Small ponds give an angler an option as a place to fish without having to deal with fishing pressure from other people. Ponds are capable of supporting healthy fish populations. Sunfish, bluegill, crappie, bass, pickerel and bullhead can all thrive in a pond setting. Using the correct bait to target these fish goes a long way towards catching them.
When in doubt about what type of bait to try in a pond, an angler cannot go wrong settling on worms. Night crawlers in particular will attract every species of fish found in a pond. These large worms are easy to catch at night with the use of a flashlight and quick hands. Night crawlers threaded onto a hook whole or in small pieces will garner the attention of a fish. Fish such as bluegill and pumpkinseeds are adept at nibbling a night crawler from a hook. Anglers will break the crawler up into smaller pieces and impale these on the shaft of the hook. This makes it more difficult for the fish to grab a chunk and pull it away before it is hooked. Smaller earthworms are more difficult to keep on a hook. However, they will most certainly catch fish. Bullhead, which are frequently the main inhabitants of small farm ponds, are susceptible to an earthworm or night crawler fished on the bottom or suspended beneath a bobber.
Those people that focus on bass and pickerel in a pond often choose spoons. Shaped like the bowl of a spoon, these lures come in different sizes with varied color patterns. Spoons typically have treble hooks attached on the bottom that make it nearly impossible for a fish that goes after one to avoid capture. One in particular that has an excellent record of accomplishment in producing fish is the Red Devil. It has a red and white lengthwise pattern and is an option for bass, but pickerel really go after it. Spoons can be cast a long way due to their shape and weight, allowing an angler to cover a large portion of the water. Anglers will reel in a spoon as soon as it hits the water so it cannot snag on any brush or weeds that may exist on the bottom of a pond. Spoons are a solid lure choice for ponds that have open water. Those heavily choked with weeds are not a place to employ spoons.

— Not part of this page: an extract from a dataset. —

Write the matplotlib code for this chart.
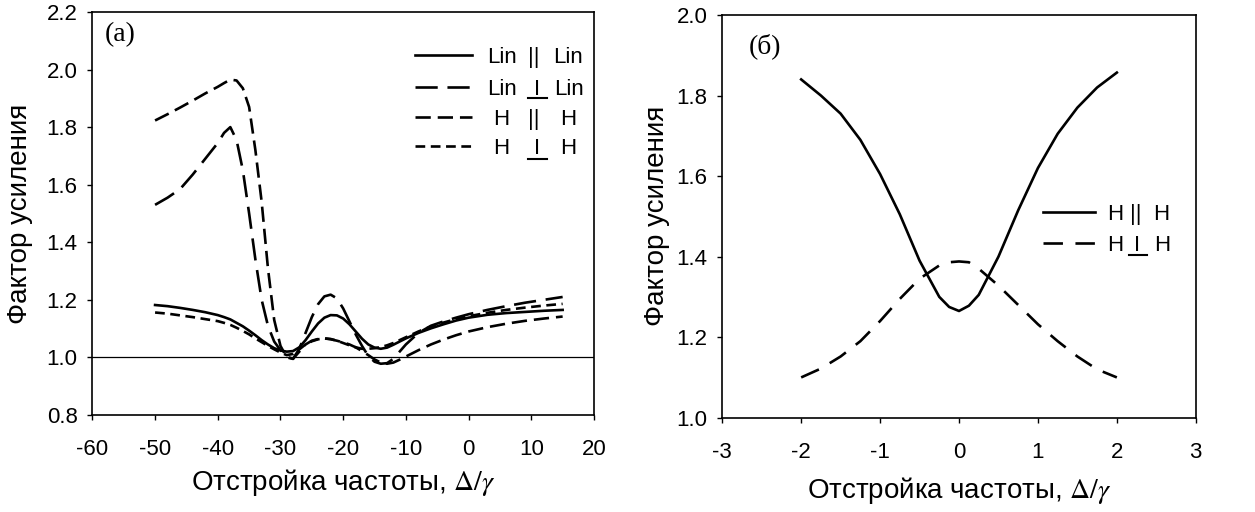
import numpy as np
import matplotlib
matplotlib.use('Agg')
import matplotlib.pyplot as plt

plt.rcParams['font.family'] = ['Liberation Sans', 'DejaVu Sans']
plt.rcParams['lines.scale_dashes'] = False
plt.rcParams['axes.unicode_minus'] = False
plt.rcParams['mathtext.fontset'] = 'stix'

# panel (a): detuning and gain factor for the four polarisation cases
x_a = [-50, -48, -46, -44, -42, -40, -39, -38, -37, -36, -35, -34, -33, -32, -31, -30,
       -29, -28, -27, -26, -25, -24, -23, -22, -21, -20, -19, -18, -17, -16, -15, -14,
       -13, -12, -11, -10, -8, -6, -4, -2, 0, 3, 6, 9, 12, 15]
lin_par = [1.182, 1.178, 1.172, 1.165, 1.157, 1.147, 1.140, 1.132, 1.120, 1.108, 1.093, 1.077,
           1.060, 1.045, 1.032, 1.024, 1.020, 1.022, 1.035, 1.060, 1.090, 1.118, 1.138, 1.147,
           1.146, 1.135, 1.115, 1.090, 1.065, 1.045, 1.034, 1.030, 1.034, 1.044, 1.055, 1.066,
           1.085, 1.101, 1.115, 1.128, 1.138, 1.148, 1.154, 1.158, 1.162, 1.165]
lin_perp = [1.53, 1.555, 1.585, 1.635, 1.690, 1.745, 1.780, 1.800, 1.755, 1.650, 1.500, 1.340,
            1.200, 1.110, 1.055, 1.025, 1.003, 0.995, 1.030, 1.085, 1.140, 1.185, 1.212, 1.218,
            1.205, 1.170, 1.125, 1.080, 1.040, 1.005, 0.985, 0.978, 0.980, 0.995, 1.020, 1.045,
            1.085, 1.110, 1.125, 1.138, 1.150, 1.165, 1.178, 1.190, 1.200, 1.210]
h_par = [1.823, 1.845, 1.868, 1.892, 1.917, 1.940, 1.953, 1.965, 1.962, 1.935, 1.870, 1.720,
         1.540, 1.310, 1.130, 1.040, 1.000, 0.995, 1.020, 1.045, 1.058, 1.064, 1.066, 1.063,
         1.058, 1.052, 1.045, 1.035, 1.022, 1.008, 0.993, 0.982, 0.978, 0.982, 0.992, 1.003,
         1.025, 1.045, 1.062, 1.077, 1.090, 1.105, 1.117, 1.127, 1.135, 1.142]
h_perp = [1.156, 1.152, 1.146, 1.140, 1.133, 1.126, 1.120, 1.113, 1.103, 1.092, 1.080, 1.066,
          1.053, 1.040, 1.028, 1.017, 1.008, 1.012, 1.028, 1.045, 1.056, 1.063, 1.066, 1.064,
          1.058, 1.050, 1.042, 1.035, 1.030, 1.030, 1.032, 1.036, 1.042, 1.050, 1.060, 1.070,
          1.090, 1.107, 1.121, 1.133, 1.143, 1.155, 1.165, 1.173, 1.180, 1.186]

# panel (б)
x_b = [-2, -1.75, -1.5, -1.25, -1, -0.75, -0.5, -0.25, -0.125, 0, 0.125, 0.25, 0.5, 0.75,
       1, 1.25, 1.5, 1.75, 2]
hb_par = [1.840, 1.800, 1.755, 1.690, 1.605, 1.505, 1.390, 1.300, 1.275, 1.265, 1.278, 1.305,
          1.400, 1.515, 1.620, 1.705, 1.770, 1.820, 1.857]
hb_perp = [1.100, 1.122, 1.152, 1.190, 1.240, 1.295, 1.345, 1.378, 1.386, 1.388, 1.386, 1.370,
           1.328, 1.280, 1.232, 1.190, 1.152, 1.120, 1.100]

ylabel = 'Фактор усиления'
xlabel = r'Отстройка частоты, $\mathit{\Delta}/\gamma$'

LW = 1.9
dash_long = (0, (16, 7))
dash_med = (0, (11, 5))
dash_short = (0, (7, 4))
dash_b = (0, (14, 9))

fig = plt.figure(figsize=(12.55, 5.12), dpi=100)
ax1 = fig.add_axes([0.0736, 0.1895, 0.3997, 0.7871])
ax2 = fig.add_axes([0.5755, 0.1842, 0.3773, 0.7865])


def style_axes(ax, xlab_y):
    for s in ax.spines.values():
        s.set_linewidth(1.2)
    ax.tick_params(direction='out', length=3.6, width=1.0, labelsize=16)
    ax.tick_params(axis='x', pad=14)
    ax.tick_params(axis='y', pad=7)
    ax.set_xlabel(xlabel, fontsize=20)
    ax.set_ylabel(ylabel, fontsize=20)
    ax.xaxis.label.set_va('center')
    ax.yaxis.label.set_va('center')
    ax.xaxis.set_label_coords(0.5, xlab_y)


def legend_row(ax, y, x0, x1, ls, left, mid, right, xl, xm, xr, underline=None):
    ax.plot([x0, x1], [y, y], color='black', lw=LW, linestyle=ls, transform=ax.transAxes,
            clip_on=False)
    kw = dict(transform=ax.transAxes, fontsize=16, va='center_baseline')
    ax.text(xl, y, left, ha='left', **kw)
    ax.text(xm, y, mid, ha='center', **kw)
    ax.text(xr, y, right, ha='left', **kw)
    if underline is not None:
        ax.plot([underline[0], underline[1]], [underline[2], underline[2]], color='black',
                lw=1.5, transform=ax.transAxes, clip_on=False)


# (a)
ax1.axhline(1.0, color='black', lw=0.9)
ax1.plot(x_a, lin_par, color='black', lw=LW, linestyle='-')
ax1.plot(x_a, lin_perp, color='black', lw=LW, linestyle=dash_long)
ax1.plot(x_a, h_par, color='black', lw=LW, linestyle=dash_med)
ax1.plot(x_a, h_perp, color='black', lw=LW, linestyle=dash_short)
ax1.set_xlim(-60, 20)
ax1.set_ylim(0.8, 2.2)
ax1.set_xticks(np.arange(-60, 21, 10))
ax1.set_yticks(np.arange(0.8, 2.21, 0.2))
ax1.set_yticklabels(['%.1f' % v for v in np.arange(0.8, 2.21, 0.2)])
style_axes(ax1, -0.168)
ax1.yaxis.set_label_coords(-0.144, 0.5)
ax1.text(0.025, 0.975, '(a)', transform=ax1.transAxes, fontsize=20, va='top', ha='left',
         family='Liberation Serif')

legend_row(ax1, 0.893, 0.643, 0.757, '-', 'Lin', '||', 'Lin', 0.787, 0.880, 0.918)
legend_row(ax1, 0.814, 0.643, 0.757, dash_long, 'Lin', 'I', 'Lin', 0.787, 0.886, 0.920,
           underline=(0.868, 0.906, 0.786))
legend_row(ax1, 0.740, 0.643, 0.757, dash_med, 'H', '||', 'H', 0.799, 0.880, 0.932)
legend_row(ax1, 0.667, 0.643, 0.757, dash_short, 'H', 'I', 'H', 0.799, 0.886, 0.932,
           underline=(0.868, 0.906, 0.636))

# (б)
ax2.plot(x_b, hb_par, color='black', lw=LW, linestyle='-')
ax2.plot(x_b, hb_perp, color='black', lw=LW, linestyle=dash_b)
ax2.set_xlim(-3, 3)
ax2.set_ylim(1.0, 2.0)
ax2.set_xticks(np.arange(-3, 4, 1))
ax2.set_yticks(np.arange(1.0, 2.01, 0.2))
ax2.set_yticklabels(['%.1f' % v for v in np.arange(1.0, 2.01, 0.2)])
style_axes(ax2, -0.18)
ax2.yaxis.set_label_coords(-0.138, 0.5)
ax2.text(0.055, 0.955, '(б)', transform=ax2.transAxes, fontsize=20, va='top', ha='left',
         family='Liberation Serif')

legend_row(ax2, 0.511, 0.677, 0.787, '-', 'H', '||', 'H', 0.813, 0.874, 0.910)
legend_row(ax2, 0.434, 0.677, 0.787, dash_b, 'H', 'I', 'H', 0.813, 0.876, 0.912,
           underline=(0.860, 0.898, 0.404))

fig.savefig('out.png', dpi=100)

Plastic worms are the lure that can make it through the thick vegetation that often grows in ponds. Anglers will Texas rig a worm, using a worm weight on their line followed by an offset worm hook. The angler will thread the hook through her plastic worm at the top part of the thickest end. Once the hook impales the worm it quickly comes out the side less than an inch from where it went in. The person turns the hook to face the worm and sticks the barb into the worm's plastic body to keep it from snagging as it is slinking through weeds and brush. A plastic worm rigged this way, thrown into any part of a pond and fished slowly or rapidly, catches fish. Many anglers choose to downsize their plastic worms for pond fishing. They will use a shorter four-inch worm instead of a 10-inch version. Plastic creature baits like lizards can be Texas rigged for pond fishing as well.